MATERIAL
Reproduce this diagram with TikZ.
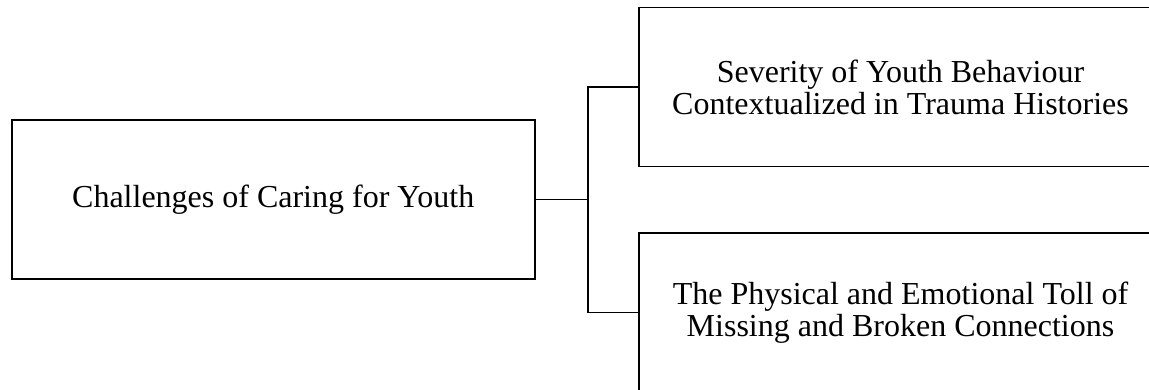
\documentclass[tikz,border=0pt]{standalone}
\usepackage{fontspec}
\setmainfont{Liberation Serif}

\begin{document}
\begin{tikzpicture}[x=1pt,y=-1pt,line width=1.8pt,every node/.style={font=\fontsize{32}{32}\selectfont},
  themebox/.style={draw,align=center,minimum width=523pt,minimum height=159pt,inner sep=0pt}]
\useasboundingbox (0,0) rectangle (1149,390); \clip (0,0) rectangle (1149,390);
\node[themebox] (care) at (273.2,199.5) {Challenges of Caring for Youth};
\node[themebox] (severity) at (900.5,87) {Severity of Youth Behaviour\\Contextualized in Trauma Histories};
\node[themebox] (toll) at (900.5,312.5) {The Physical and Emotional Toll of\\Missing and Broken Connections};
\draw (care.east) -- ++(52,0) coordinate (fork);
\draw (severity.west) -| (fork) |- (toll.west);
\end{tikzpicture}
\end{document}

WHAT YOU NEED TO DO
Repeat the data exactly, excluding the pictures.

ANSWER
Reproduce this diagram with TikZ.
\documentclass[tikz,border=0pt]{standalone}
\usepackage{fontspec}
\setmainfont{Liberation Serif}

\begin{document}
\begin{tikzpicture}[x=1pt,y=-1pt,line width=1.8pt,every node/.style={font=\fontsize{32}{32}\selectfont},
  themebox/.style={draw,align=center,minimum width=523pt,minimum height=159pt,inner sep=0pt}]
\useasboundingbox (0,0) rectangle (1149,390); \clip (0,0) rectangle (1149,390);
\node[themebox] (care) at (273.2,199.5) {Challenges of Caring for Youth};
\node[themebox] (severity) at (900.5,87) {Severity of Youth Behaviour\\Contextualized in Trauma Histories};
\node[themebox] (toll) at (900.5,312.5) {The Physical and Emotional Toll of\\Missing and Broken Connections};
\draw (care.east) -- ++(52,0) coordinate (fork);
\draw (severity.west) -| (fork) |- (toll.west);
\end{tikzpicture}
\end{document}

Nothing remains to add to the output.